Two Cinnamon Roll Pioneers

Pioneer of Edible Landscapes

Pioneer of Microwave Popcorn

Peekaboo Pioneer (Frederick’s of Hollywood)

Though Ms. Limerick has done much good work in this line, the West is a big place and many opportunities remain. I’ll mention only two, both of which need to be sprinkled with a little scholarly gold dust. Since Ms. Limerick likes to deconstruct textbooks, in order to see how the West is faring from decade to decade, she can hardly afford to neglect the weirdest Western textbook ever published, Texas History Movies, a history text in comic-strip form. The Texas Monthly recently called Texas History Movies the second most influential Texas book of the century, after Lonesome Dove, but the ranking is clearly wrong. My novel may have lent its name to a few subdivisions (Dove Estates), forty or fifty saloons, and a lot of horses, but Texas History Movies, at times an officially sanctioned vehicle of historical instruction, stopped two generations of Texas public school students dead in their tracks where history is concerned. The brainchild of a Dallas newspaperman, funded initally by an oil company, first issued in the mid-Twenties, Texas History Movies was still very much around my high school in the early Fifties, as a bootleg but widely used text.

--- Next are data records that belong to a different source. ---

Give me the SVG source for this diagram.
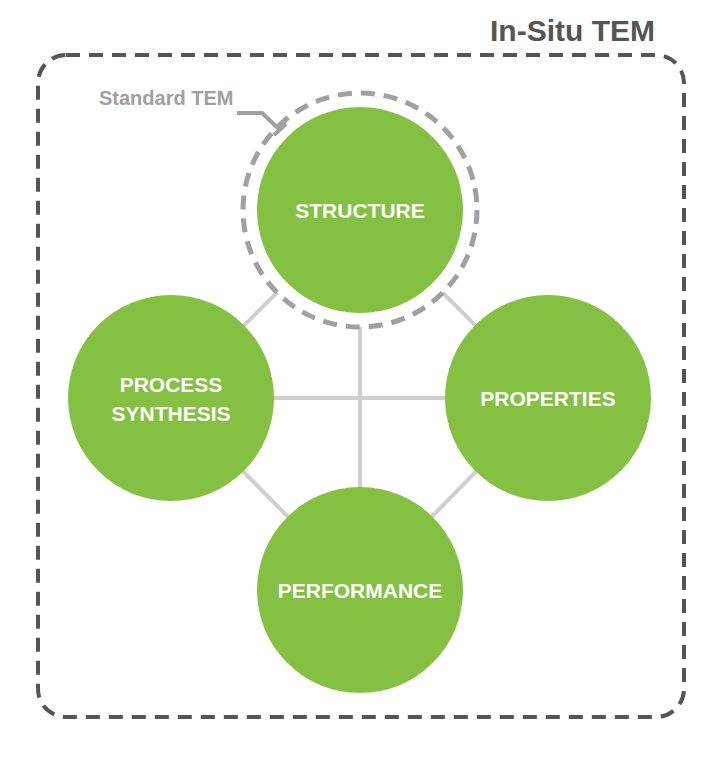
<svg xmlns="http://www.w3.org/2000/svg" width="720" height="757" viewBox="0 0 720 757">
<style>
.node{fill:#84c041}
.lbl{font-family:"Liberation Sans",Arial,sans-serif;font-weight:bold;font-size:21px;fill:#fff;text-anchor:middle}
.con{stroke:#cfcfcf;stroke-width:4;fill:none}
</style>
<rect width="720" height="757" fill="#fff"/>
<g id="frame">
<rect x="38" y="55" width="646" height="662" rx="28" fill="none" stroke="#555" stroke-width="4" stroke-dasharray="14 9"/>
<text x="655" y="41" font-family="Liberation Sans,Arial,sans-serif" font-weight="bold" font-size="30" fill="#555" text-anchor="end">In-Situ TEM</text>
</g>
<g id="connectors" class="con">
<line x1="360" y1="210" x2="171" y2="398"/>
<line x1="360" y1="210" x2="548" y2="398"/>
<line x1="171" y1="398" x2="360" y2="590"/>
<line x1="548" y1="398" x2="360" y2="590"/>
<line x1="171" y1="398" x2="548" y2="398"/>
<line x1="360" y1="210" x2="360" y2="590"/>
</g>
<g id="standard">
<circle cx="360" cy="210" r="117" fill="#fff" stroke="#a0a0a0" stroke-width="5" stroke-dasharray="14 9"/>
<text x="99" y="105" font-family="Liberation Sans,Arial,sans-serif" font-weight="bold" font-size="20" fill="#a0a0a0">Standard TEM</text>
<polyline points="237,113 262,113 280,130" fill="none" stroke="#a0a0a0" stroke-width="4"/>
<line x1="274" y1="135" x2="286" y2="124" stroke="#a0a0a0" stroke-width="4"/>
</g>
<g id="structure"><circle class="node" cx="360" cy="210" r="103"/><text class="lbl" x="360" y="218">STRUCTURE</text></g>
<g id="process"><circle class="node" cx="171" cy="398" r="103"/><text class="lbl" x="171" y="392">PROCESS</text><text class="lbl" x="171" y="421">SYNTHESIS</text></g>
<g id="properties"><circle class="node" cx="548" cy="398" r="103"/><text class="lbl" x="548" y="406">PROPERTIES</text></g>
<g id="performance"><circle class="node" cx="360" cy="590" r="103"/><text class="lbl" x="360" y="598">PERFORMANCE</text></g>
</svg>
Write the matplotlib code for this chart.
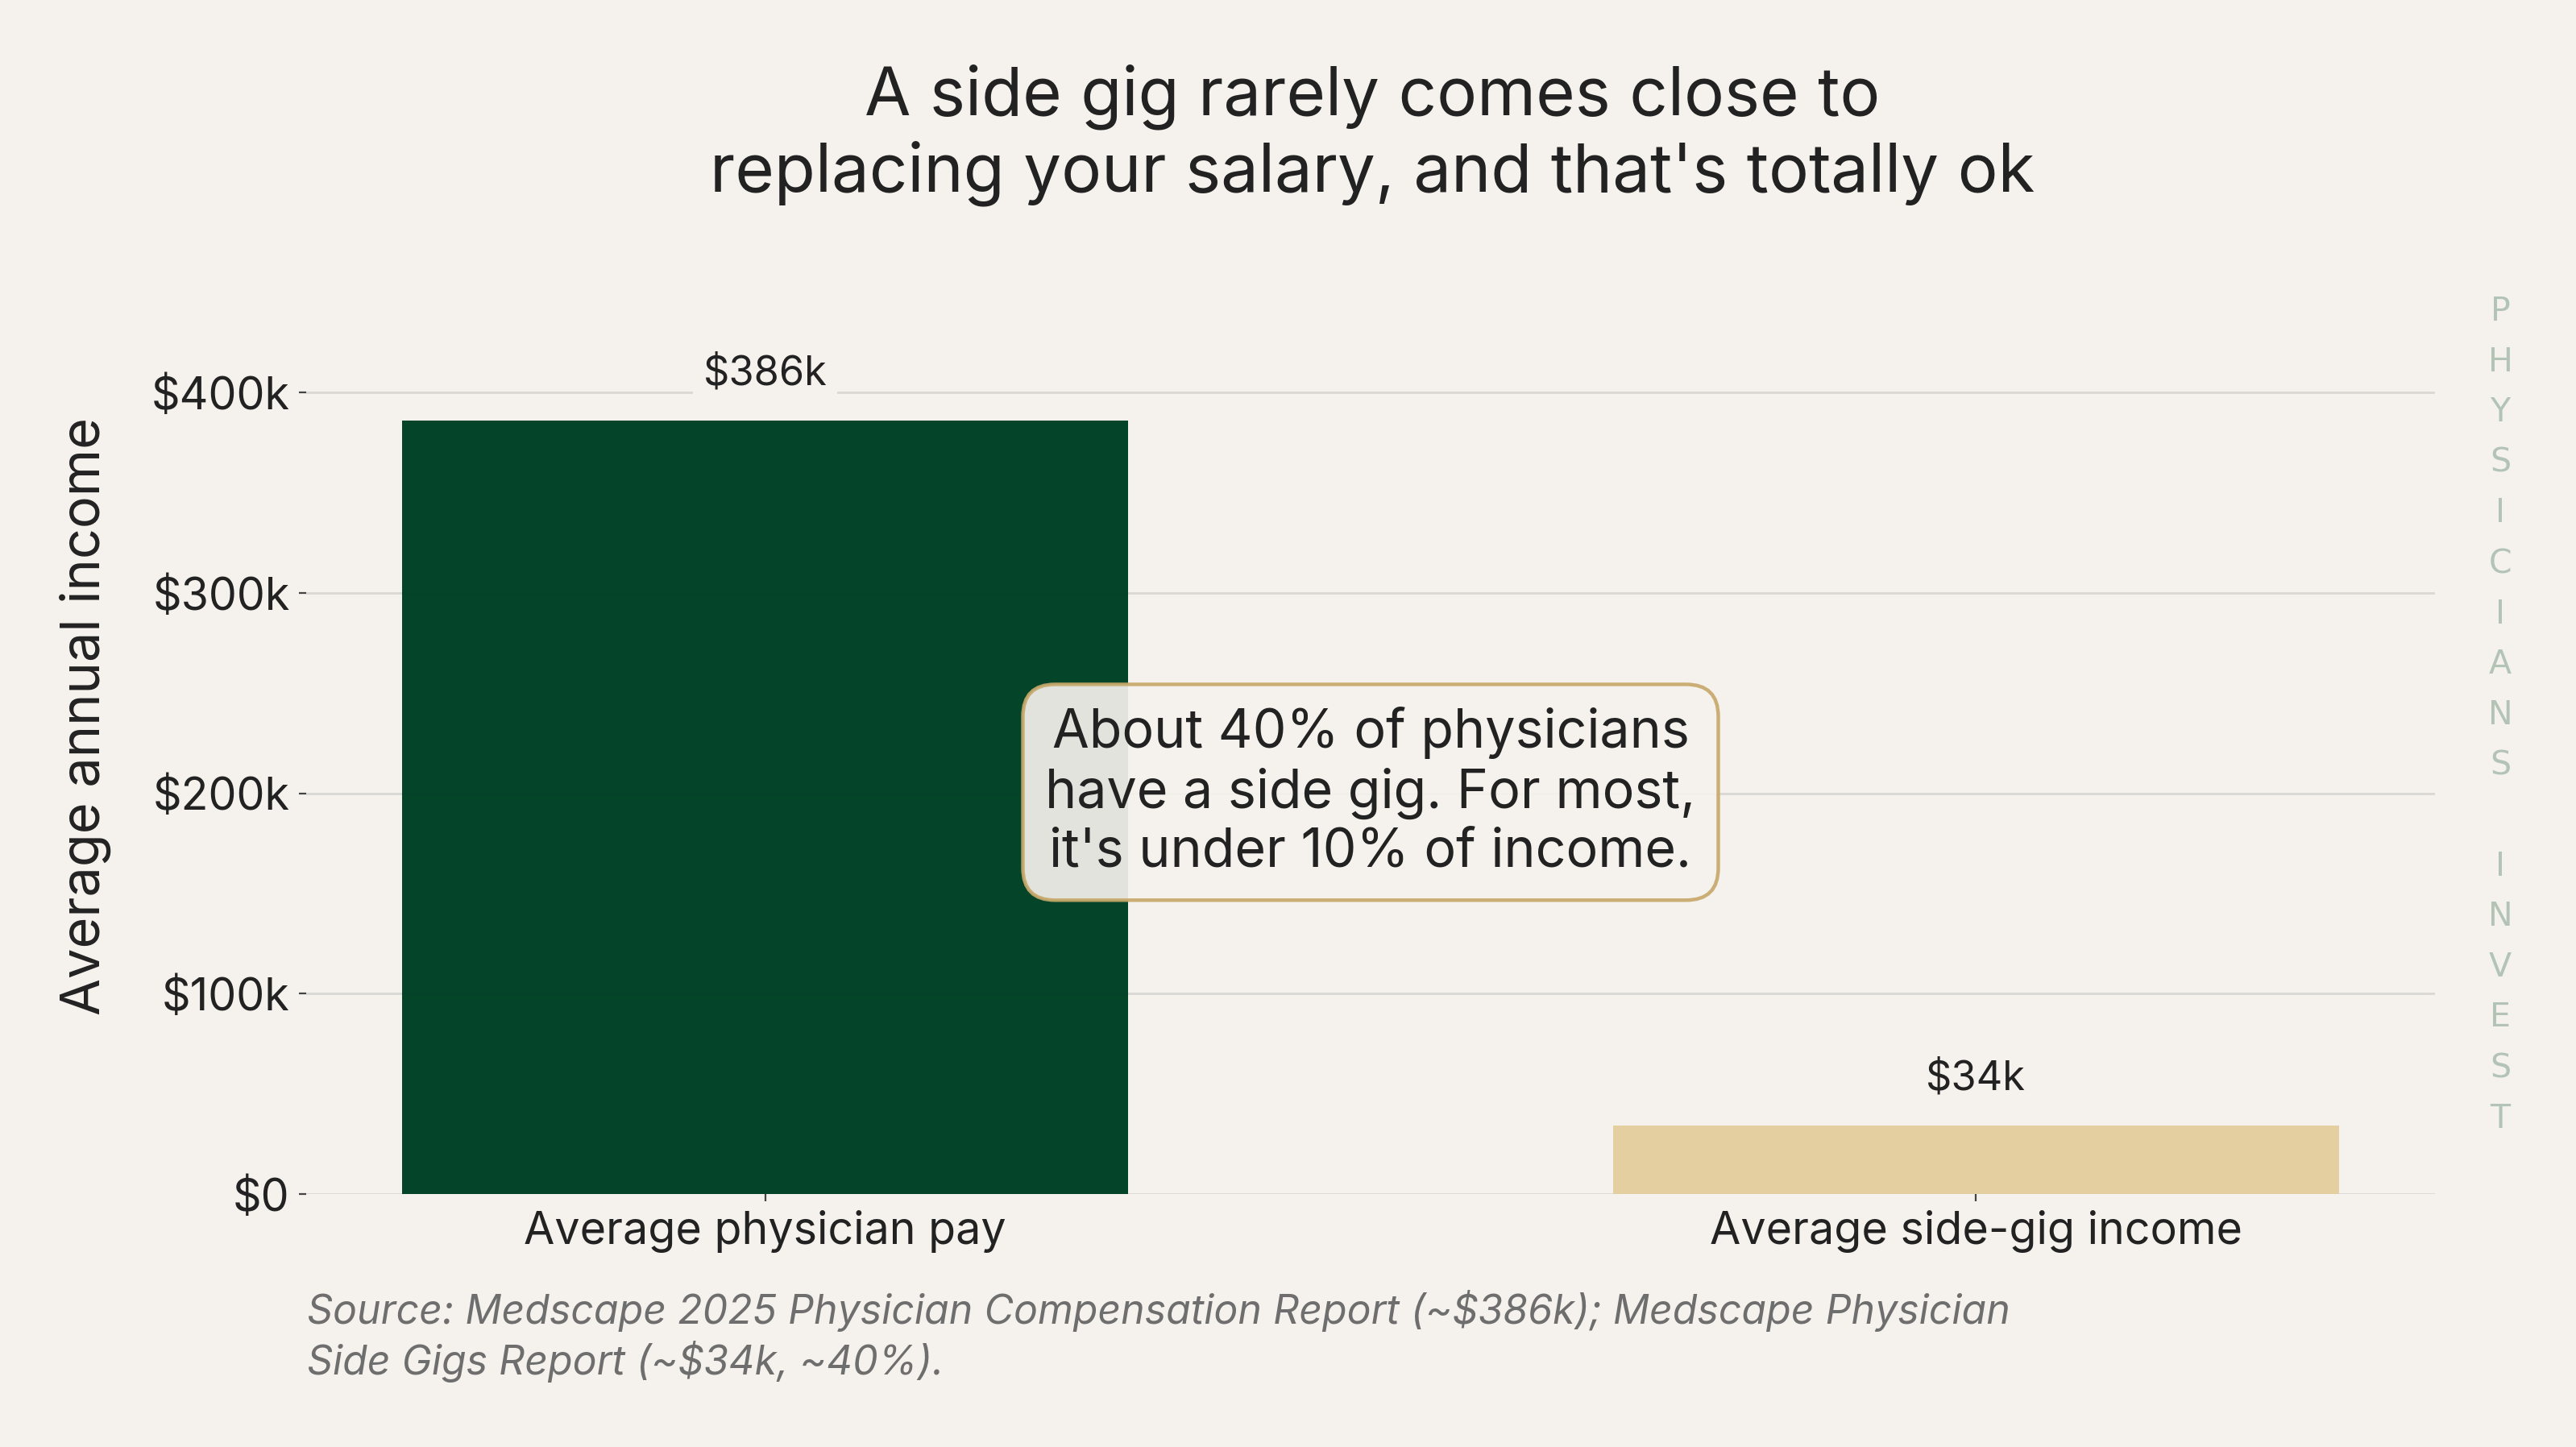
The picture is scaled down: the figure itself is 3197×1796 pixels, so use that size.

The effect, not to mention the irreverence, of those comics would be hard to overstate. When I reached a university I was shocked to discover that history was supposed to be learned from wordy books with few pictures and no comics; to this day I can’t shake the conviction that Sam Houston, Santa Ana, and other luminaries of Lone Star history must have looked just as they appeared in Texas History Movies.*

The second development that needs investigating is the rise of the Empire of Valet Park, in Los Angeles. Woody Allen’s old mot—that southern California’s one contribution to civilization is the right to turn right on red—needs a hasty update. Now there’s another contribution, the system of Valet Park, which insures that the person who drives the automobile will not be the person who parks it, particularly if the parking is to take place in one of the tonier zip codes such as Beverly Hills 90210. I first developed a slight sense of menace in relation to Valet Park a year or two ago, when I stopped to drop off some laundry and watched helplessly as my car was whisked away. Later, when I went back to pick up my clothes and looked at the bill I decided that the notion must be that I would just give them my car as a down payment on the cleaning.

There’s a legacy of conquest for you, Valet Park. Ms. Limerick, sharp of eye and quick of retort, should get on it. It would make a dandy story for USA Today.